The white-haired, white-clad Khan, his eyes bright blue, leaned on an ornate wooden staff a head taller than he was. It resembled the one Moses might have used to part the seas, but here, using the interrogatory style favored by Sufi teachers, he tried to part the mists obscuring the view of our once and future place in the scheme of things.
"Is the universe a global, conscious being endowed with thinking, will, intention and even 'programming'?" he asked rhetorically. "Does our awareness of it contribute to its awareness of itself?

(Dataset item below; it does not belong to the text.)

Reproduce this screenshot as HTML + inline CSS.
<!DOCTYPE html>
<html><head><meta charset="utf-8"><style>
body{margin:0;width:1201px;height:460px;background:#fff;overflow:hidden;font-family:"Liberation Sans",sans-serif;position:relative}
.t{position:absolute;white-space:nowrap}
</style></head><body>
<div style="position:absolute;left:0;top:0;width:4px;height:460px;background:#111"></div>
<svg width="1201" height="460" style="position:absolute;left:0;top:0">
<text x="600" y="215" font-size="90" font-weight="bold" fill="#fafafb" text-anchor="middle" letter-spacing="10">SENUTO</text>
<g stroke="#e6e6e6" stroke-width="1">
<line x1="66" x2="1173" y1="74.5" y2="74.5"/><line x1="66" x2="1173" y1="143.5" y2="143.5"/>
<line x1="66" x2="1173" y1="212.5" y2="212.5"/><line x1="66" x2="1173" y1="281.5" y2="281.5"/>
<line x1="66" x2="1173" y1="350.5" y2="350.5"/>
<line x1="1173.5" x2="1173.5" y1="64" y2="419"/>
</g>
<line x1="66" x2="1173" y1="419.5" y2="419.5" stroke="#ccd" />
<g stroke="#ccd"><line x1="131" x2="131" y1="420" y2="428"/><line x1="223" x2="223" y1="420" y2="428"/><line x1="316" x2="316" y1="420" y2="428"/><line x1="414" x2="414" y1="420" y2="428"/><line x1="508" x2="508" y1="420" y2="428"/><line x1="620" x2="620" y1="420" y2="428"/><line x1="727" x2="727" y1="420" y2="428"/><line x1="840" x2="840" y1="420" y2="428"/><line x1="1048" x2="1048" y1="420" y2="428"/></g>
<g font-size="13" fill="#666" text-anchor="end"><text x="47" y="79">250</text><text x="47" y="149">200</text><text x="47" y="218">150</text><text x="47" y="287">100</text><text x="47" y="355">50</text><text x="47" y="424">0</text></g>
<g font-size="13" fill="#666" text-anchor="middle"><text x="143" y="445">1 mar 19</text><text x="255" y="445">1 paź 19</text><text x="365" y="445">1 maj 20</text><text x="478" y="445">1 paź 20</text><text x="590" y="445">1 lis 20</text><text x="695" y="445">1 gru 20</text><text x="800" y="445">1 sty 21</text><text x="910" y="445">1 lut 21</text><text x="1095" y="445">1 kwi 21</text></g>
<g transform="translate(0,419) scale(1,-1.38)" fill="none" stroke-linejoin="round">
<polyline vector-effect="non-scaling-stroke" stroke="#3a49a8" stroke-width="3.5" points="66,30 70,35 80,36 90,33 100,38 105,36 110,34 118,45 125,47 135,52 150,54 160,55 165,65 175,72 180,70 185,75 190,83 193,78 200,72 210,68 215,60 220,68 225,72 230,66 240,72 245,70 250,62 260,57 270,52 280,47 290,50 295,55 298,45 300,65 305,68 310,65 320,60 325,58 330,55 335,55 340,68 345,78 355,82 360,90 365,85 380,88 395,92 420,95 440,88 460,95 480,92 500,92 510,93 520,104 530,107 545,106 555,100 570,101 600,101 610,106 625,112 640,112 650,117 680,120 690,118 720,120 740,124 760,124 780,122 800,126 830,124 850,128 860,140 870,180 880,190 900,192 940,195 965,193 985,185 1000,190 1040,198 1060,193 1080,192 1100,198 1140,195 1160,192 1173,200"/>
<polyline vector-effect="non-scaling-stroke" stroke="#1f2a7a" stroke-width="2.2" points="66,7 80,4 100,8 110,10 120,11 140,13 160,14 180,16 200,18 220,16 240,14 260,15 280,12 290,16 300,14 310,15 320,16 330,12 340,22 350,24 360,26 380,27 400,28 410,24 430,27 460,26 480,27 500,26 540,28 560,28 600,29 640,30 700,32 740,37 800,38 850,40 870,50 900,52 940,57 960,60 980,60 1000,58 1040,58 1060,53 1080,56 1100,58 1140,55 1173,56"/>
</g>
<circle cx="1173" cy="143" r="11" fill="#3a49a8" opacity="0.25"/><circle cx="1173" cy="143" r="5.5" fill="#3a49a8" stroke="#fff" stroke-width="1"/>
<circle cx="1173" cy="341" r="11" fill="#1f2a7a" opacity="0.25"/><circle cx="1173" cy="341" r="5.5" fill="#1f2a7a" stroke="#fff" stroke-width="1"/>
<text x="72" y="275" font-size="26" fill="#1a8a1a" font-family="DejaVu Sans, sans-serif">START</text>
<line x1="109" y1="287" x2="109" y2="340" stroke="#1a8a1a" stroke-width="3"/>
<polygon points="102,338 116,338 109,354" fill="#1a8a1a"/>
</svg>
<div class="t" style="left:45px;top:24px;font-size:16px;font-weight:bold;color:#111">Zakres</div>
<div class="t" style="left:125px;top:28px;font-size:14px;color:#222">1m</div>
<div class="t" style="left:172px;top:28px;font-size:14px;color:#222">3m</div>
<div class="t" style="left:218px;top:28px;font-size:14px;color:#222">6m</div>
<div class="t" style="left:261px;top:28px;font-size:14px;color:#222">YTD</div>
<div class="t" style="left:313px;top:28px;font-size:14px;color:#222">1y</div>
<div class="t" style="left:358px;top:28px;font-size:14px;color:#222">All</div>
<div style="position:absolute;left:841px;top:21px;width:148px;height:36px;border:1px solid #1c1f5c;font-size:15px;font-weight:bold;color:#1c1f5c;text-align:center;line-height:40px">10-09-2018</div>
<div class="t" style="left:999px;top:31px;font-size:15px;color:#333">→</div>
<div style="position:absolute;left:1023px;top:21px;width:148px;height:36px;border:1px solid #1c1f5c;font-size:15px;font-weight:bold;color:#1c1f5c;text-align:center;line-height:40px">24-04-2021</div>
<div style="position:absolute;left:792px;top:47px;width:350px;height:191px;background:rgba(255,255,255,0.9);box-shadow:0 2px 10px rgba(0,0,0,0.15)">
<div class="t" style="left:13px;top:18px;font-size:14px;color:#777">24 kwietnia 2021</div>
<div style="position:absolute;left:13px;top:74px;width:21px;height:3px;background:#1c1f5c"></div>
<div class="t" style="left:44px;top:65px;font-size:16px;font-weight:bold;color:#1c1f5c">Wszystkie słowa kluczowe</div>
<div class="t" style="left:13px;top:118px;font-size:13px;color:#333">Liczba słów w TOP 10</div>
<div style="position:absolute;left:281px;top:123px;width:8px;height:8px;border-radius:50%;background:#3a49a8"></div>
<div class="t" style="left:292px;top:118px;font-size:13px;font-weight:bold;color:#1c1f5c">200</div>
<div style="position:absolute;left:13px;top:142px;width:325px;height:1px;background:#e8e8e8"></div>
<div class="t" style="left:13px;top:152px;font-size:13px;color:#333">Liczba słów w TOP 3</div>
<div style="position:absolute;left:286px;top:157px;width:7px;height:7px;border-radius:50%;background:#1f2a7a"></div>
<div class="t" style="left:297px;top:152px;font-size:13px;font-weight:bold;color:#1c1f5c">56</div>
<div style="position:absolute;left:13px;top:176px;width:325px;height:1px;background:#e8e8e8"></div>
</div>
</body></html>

Is our own creativity recycled into programming of the universe, as updates and upgrades?" As science stands on the verge of downloading sizeable chunks of rejiggered code into the natural world, Khan urged we reexamine our role as co-creators based on spiritual values, lest we inadvertently cause a crash. "Human transformation is needed to save our endangered planet from a possible and probable disaster," he said. One key, he added with a twinkle, was a simple human one: We should start, he said, "respecting and loving obnoxious people!"
Rabbi Schachter then took the microphone for an ebullient free-form discourse con brio (or was it chutzpah?). Many religious structures, he said challengingly, had become ossified remnants of another time. "All traditional systems—Moses, Jesus, Mohammed, Buddha—were embedded in the social and economic systems in which they arose. Their reality maps are a little obsolete." At the same time, he suggested, the rise in religious fundamentalism was evidence of the need for mystical, "born-again" experience not always welcomed in mainstream religious institutions.

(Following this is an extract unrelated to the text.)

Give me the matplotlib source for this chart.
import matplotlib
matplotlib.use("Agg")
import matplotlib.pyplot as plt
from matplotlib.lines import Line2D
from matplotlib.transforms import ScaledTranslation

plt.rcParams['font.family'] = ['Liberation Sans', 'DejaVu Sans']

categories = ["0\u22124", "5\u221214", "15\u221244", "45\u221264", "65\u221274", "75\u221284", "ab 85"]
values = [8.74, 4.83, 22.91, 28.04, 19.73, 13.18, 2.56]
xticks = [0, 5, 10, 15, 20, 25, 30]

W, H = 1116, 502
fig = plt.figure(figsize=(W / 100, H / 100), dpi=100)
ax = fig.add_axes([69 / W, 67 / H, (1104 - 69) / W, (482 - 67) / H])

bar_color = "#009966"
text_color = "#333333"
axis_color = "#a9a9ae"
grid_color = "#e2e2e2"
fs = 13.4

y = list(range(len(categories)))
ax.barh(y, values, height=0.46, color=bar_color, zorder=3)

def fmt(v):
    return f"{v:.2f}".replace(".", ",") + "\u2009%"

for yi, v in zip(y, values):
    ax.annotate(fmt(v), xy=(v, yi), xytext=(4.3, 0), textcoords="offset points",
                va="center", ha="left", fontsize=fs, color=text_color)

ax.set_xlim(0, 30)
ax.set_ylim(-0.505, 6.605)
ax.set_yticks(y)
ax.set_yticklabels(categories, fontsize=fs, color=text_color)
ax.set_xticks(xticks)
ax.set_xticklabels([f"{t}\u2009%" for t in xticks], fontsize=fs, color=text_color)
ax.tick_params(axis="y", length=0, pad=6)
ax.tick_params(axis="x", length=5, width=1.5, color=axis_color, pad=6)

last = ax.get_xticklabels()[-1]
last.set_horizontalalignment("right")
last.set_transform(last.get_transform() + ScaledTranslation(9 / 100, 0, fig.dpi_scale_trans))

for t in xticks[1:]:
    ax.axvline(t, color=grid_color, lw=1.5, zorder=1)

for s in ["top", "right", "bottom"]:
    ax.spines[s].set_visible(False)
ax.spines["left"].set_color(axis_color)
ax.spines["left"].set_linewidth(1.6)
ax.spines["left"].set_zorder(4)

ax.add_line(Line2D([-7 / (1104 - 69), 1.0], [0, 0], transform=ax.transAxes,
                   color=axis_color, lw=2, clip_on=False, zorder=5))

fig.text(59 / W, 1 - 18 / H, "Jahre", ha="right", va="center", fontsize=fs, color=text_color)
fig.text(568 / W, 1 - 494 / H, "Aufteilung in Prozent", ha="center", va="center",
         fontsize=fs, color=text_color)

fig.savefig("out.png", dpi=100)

We need, he insisted, "transmogrifications of holiness," practices that do not depend on "weekly transfusions" from church or temple, but on a daily ritual practice. Launching into a pun-laden set of variations on a theme, he called for "portals to the 'InnerNet' we can open for twenty minutes a day. We need 'socialized meditation' so we can share our spiritual life interactively with our loved ones." He urged the founding of "schools to produce bodhisattvas for the year 2050—we need saints not from the past, but saints for the future."

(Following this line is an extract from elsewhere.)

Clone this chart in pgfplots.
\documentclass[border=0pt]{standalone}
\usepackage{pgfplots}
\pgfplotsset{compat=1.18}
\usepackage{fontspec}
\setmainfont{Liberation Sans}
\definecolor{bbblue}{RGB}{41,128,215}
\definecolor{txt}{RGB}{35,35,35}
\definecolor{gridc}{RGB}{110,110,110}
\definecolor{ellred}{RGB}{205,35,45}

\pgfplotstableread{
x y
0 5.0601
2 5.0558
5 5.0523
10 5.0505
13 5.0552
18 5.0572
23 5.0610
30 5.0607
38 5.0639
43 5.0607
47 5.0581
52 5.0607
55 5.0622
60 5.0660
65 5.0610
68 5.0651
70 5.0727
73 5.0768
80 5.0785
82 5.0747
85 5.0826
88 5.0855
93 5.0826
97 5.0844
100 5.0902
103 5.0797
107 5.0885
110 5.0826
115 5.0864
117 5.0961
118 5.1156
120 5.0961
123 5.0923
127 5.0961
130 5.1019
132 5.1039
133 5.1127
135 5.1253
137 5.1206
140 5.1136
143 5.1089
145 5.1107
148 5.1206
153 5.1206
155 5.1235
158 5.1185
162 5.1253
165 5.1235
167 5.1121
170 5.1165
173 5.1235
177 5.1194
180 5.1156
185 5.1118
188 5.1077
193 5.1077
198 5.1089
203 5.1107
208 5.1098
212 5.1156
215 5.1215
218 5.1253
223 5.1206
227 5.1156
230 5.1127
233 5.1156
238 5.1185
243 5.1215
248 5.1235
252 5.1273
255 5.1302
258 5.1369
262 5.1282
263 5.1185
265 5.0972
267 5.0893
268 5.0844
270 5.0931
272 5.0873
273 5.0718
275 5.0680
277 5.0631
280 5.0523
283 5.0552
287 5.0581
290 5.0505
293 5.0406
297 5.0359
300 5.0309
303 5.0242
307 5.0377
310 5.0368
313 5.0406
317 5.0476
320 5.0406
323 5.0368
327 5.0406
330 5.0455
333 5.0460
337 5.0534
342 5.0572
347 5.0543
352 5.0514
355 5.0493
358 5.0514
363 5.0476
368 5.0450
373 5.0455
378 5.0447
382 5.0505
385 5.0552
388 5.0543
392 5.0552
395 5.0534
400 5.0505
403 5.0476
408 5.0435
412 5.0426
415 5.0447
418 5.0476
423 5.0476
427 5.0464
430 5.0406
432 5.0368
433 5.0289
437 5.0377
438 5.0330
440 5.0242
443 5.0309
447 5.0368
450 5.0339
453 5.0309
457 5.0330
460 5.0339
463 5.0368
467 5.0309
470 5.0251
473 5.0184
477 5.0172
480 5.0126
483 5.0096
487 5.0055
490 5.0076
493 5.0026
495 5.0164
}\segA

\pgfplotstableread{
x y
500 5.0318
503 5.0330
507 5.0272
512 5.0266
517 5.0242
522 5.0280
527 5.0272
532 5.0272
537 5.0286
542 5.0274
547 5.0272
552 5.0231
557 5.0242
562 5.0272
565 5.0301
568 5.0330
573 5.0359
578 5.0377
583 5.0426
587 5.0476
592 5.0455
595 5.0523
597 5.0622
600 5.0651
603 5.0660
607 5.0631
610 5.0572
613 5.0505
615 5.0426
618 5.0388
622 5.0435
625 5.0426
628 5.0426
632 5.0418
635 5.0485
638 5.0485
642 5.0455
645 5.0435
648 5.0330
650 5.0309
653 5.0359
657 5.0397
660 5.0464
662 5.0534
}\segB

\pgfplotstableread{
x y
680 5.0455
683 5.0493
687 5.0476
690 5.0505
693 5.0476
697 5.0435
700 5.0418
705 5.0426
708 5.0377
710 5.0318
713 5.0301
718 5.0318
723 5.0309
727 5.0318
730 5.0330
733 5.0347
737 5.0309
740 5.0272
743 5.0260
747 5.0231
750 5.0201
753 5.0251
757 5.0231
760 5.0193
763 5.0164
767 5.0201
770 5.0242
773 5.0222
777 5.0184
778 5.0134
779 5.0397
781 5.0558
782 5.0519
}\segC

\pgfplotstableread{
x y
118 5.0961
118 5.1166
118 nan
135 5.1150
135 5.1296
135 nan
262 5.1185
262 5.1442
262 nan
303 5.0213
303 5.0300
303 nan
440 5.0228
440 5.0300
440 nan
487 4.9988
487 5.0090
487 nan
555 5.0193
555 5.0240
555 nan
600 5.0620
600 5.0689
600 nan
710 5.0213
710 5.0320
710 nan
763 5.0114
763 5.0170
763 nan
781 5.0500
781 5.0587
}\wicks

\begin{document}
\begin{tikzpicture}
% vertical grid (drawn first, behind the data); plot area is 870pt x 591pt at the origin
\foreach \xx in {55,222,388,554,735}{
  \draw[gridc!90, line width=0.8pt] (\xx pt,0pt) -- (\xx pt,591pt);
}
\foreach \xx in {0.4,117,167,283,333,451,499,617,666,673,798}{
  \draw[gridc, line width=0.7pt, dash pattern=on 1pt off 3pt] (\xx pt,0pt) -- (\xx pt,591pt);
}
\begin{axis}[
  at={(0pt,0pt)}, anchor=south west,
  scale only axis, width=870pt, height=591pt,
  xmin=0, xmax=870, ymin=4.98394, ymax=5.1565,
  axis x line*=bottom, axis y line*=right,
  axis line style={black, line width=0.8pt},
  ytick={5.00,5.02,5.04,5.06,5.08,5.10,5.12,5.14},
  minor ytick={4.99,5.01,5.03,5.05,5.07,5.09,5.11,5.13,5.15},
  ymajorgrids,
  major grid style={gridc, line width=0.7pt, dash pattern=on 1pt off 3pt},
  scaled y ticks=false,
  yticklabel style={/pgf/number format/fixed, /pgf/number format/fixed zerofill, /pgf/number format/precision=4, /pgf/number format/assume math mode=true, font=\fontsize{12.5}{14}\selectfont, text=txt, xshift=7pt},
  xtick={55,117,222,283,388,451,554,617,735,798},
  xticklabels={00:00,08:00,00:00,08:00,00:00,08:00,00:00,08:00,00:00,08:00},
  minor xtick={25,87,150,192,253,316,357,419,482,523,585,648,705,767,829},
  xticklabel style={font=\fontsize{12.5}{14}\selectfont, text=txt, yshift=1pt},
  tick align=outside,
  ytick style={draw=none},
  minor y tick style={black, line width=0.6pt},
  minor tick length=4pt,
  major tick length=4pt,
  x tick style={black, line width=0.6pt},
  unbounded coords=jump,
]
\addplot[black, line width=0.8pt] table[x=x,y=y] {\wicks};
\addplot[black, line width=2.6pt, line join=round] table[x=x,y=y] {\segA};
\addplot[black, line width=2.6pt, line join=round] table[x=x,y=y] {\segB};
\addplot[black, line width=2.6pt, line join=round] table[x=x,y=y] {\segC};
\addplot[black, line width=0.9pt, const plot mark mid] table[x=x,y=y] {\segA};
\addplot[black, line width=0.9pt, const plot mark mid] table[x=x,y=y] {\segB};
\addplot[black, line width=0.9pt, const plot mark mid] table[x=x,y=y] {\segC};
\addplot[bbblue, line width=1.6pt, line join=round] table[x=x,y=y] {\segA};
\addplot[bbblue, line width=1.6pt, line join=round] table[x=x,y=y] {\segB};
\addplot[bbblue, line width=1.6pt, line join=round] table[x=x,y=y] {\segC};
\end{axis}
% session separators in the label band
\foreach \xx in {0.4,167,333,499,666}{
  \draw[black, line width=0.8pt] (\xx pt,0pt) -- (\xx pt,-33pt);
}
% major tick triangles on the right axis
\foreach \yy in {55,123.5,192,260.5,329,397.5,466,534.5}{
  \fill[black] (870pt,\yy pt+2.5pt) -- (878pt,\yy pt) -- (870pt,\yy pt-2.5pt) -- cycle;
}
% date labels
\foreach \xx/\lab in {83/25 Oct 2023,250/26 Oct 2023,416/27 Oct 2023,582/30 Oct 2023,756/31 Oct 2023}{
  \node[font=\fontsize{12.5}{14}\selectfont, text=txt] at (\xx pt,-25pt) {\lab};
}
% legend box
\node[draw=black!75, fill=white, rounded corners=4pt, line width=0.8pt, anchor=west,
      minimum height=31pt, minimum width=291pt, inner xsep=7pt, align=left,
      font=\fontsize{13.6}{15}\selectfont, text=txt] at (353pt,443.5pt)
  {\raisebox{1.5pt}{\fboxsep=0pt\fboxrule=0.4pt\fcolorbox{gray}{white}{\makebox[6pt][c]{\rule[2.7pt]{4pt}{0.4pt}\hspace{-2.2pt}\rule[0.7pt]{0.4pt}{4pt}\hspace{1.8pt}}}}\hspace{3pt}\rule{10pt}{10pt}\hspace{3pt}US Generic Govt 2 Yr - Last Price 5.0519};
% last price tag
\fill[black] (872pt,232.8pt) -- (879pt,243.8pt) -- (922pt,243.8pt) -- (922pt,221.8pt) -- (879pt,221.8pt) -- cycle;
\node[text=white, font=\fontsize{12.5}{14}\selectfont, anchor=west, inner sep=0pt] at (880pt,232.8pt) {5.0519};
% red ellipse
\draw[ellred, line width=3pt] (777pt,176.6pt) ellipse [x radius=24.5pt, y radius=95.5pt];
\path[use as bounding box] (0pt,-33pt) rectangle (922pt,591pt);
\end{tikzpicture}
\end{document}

Though history has often placed saints and scientists at odds, today's science, he says, is tunneling toward spirituality from another side. He cited chaos theory, fractals, and strange attractors as "an approach to mystical reality." Continuing his passionate, playfully framed call for action, he proposed, "We need laboratories of the spirit; we need to log onto the cosmic central intelligence agency." If we did this, we'd discover that, contrary to the older scientific paradigms of humanity alone in an impersonal, random universe, we are instead "being guided, we are being drawn—we wouldn't be here if we weren't deployed to be here."
Humanity, he said, has arrived at an evolutionary crossroads. Throughout history, he noted, and too often in our personal lives, we've been over-susceptible to our "hardwired, atavistic physiology, the reptilian, fight-or-flight part of the brain, the part with the fastest reaction time. Someone gives you a bad look and right away, grrrr, it's Jurassic Park." What is needed, he said, is a "messianic jump," a collective realization we are "members of a larger body. The spirit of the Living God, the Shekinah, is waiting for us to grow up. There is the possibility of living heavenly days on this earth."
Though his inspired improv suggested a kind of Marxist religion (Groucho, not Karl), his questions pivoted on a matter of profound importance: How could the repository of world religious wisdom help humanity through a critical transition to a global civilization? One thing was clear, said Rabbi Schachter: "Our motto has to be: The only way to get it together is together. I bow to you, fellow recruits!"
Turning to Pir Vilayat Khan and embracing him, he suggested they join in a song. Then, an ad hoc spiritual supergroup, they began a rendition of an old Hebrew hymn, their voices interweaving uncertainly at first, then in close and trembling harmony.